Save your disgruntled emails. Obviously I’m not serious about this. But you can’t blame a gal for fantasizing. I do so love a good martini.

Michelle

Stay High

Every time I fill in on this blog (well, both times) the price of gas has risen to a new peak and I, as well as hundreds of other journalists, have tried to make something interesting of the fact. Will America finally get serious about conserving? Will Detroit go full-tilt producing hybrids? Will commuters stay home and work over the Web? It’s pretty boring and tiring, actually — almost as much so as the speculation about whether the high prices are manipulated by the oil companies, dictated by speculators, or reflective of actual dwindling reserves. The debate seems easy to settle but it never is, nor is the question of whether the big run-up will prove transitory or semi-permanent.

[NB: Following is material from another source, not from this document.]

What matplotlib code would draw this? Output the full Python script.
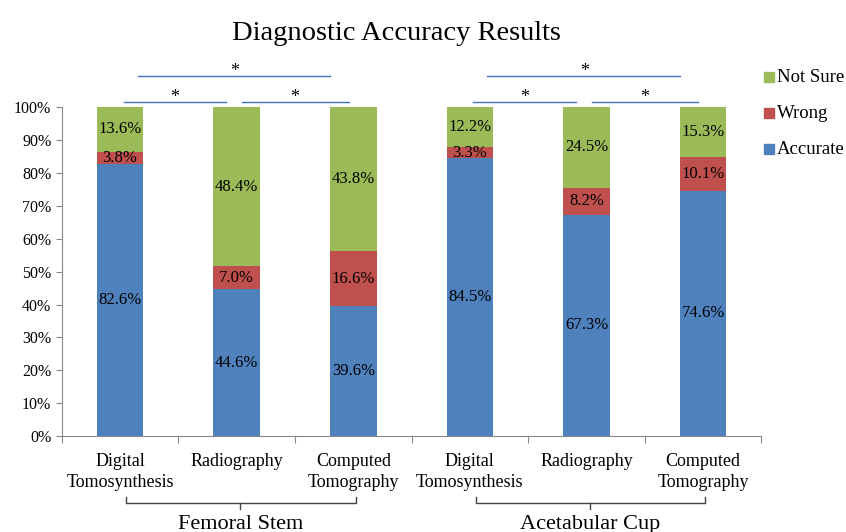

And just when these articles have all been written, in all their variations, the price slides down again and people go back to doing as they did and driving whatever they drove before as far and as often as they ever drove it, while listening to pretty music .

Perhaps that’s why this time I wouldn’t be disappointed if fate just split the difference in the whole cycle and gas prices stayed where they are now. Then I might be able to adapt to them. Then I might finally relinquish my fantasy of buying a 300 hp sports coupe that only uses premium. My best trick so far is to set a dollar limit every time I open my gas cap. The concept is to always spend the same amount — say fifty bucks– and drive as far as I can on what it buys me but not a mile more. It works for a week or two but then it doesn’t work due to the same sort of sloppy, self-serving accounting that causes me about once or twice a year to ditch my HBO while, with the other hand, I buy more cell-phone minutes.

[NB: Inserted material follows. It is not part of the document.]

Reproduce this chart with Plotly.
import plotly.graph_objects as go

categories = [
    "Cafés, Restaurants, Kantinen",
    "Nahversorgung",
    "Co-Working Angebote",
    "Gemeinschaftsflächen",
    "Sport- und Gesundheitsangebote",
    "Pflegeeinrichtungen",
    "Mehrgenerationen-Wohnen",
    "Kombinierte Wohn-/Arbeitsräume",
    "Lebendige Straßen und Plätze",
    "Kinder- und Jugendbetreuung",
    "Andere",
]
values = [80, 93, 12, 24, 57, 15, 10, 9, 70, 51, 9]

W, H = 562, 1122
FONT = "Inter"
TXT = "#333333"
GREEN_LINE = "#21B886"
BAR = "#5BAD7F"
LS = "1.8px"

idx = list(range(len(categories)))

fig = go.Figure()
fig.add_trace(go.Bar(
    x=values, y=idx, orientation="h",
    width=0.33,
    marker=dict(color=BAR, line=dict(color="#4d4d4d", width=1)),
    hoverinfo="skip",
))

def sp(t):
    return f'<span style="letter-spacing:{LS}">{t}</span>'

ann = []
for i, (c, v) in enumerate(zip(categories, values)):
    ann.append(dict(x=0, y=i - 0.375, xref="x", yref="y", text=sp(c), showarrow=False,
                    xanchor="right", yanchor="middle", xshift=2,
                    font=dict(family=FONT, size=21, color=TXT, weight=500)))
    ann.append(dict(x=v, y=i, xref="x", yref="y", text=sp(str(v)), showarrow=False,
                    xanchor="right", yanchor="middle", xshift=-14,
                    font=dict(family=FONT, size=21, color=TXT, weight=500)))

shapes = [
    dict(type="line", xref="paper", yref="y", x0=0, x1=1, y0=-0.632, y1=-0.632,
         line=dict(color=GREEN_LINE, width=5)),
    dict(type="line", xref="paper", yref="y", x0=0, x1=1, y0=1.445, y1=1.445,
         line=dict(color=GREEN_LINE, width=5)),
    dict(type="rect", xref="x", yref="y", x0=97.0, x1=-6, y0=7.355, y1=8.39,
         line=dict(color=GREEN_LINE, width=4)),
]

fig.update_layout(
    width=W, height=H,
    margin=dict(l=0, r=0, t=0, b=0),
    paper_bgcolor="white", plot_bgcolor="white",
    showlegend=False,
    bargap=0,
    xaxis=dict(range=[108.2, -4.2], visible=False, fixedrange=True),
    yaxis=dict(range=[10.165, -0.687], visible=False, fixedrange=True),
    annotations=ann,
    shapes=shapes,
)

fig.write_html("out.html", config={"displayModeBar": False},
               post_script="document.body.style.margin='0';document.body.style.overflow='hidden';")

A soon as prices drop, I stop playing my mental gas games and do as alcoholics do when they pick up the bottle again after a period of sobriety: guzzle to beat hell. It might be my last opportunity, I reason, before gas goes to fifteen bucks a liter. Boy, do I make hay. It’s the opposite of conservation. It’s the opposite of learning one’s lesson. It’s desperate and slightly euphoric and, I’m convinced now, it makes not a dimple in the vast reserves that economists always point out are still around no matter what the prices on the pump read.

And as yo-yo dieters know, binging and starving corrupts one’s whole metabolism. That’s where I am now with gasoline. Nothing anyone tells me seems believable, no disciplined program of consumption seems rational and nothing I read on the subject seems relevant. For all I know, when oil truly runs short the price of gas will plunge and plunge until there are only twenty gallons left which no one will want, so they’ll pour them on the ground.

Tomorrow I have a trip planned. Eight hundred miles of interstate. It might be cheaper to fly but I might never get this chance again.

–Walter

Here’s your hat…

Poor Scott McClellan. Even after all this administration has put him through, the departing press secretary got all choked up yesterday as Bush was announcing his early retirement. I know much of the media corps (specifically, those who had to deal with him regularly) had their issues with McClellan, but I always felt sorry for the guy. Clearly his tenure was more contentious than that of predecessor Ari Fleischer, in part because McClellan occupied the podium during more troubled times than Ari. But I also think McClellan had a harder time in the job because, deep down, he was more uncomfortable being dishonest. McClellan always looked strained and slightly gassy when dishing out whatever bologna the administration had fed him. By contrast, Ari, as my colleague Jon Chait detailed long ago, has always had a somewhat more relaxed attitude toward truth-telling.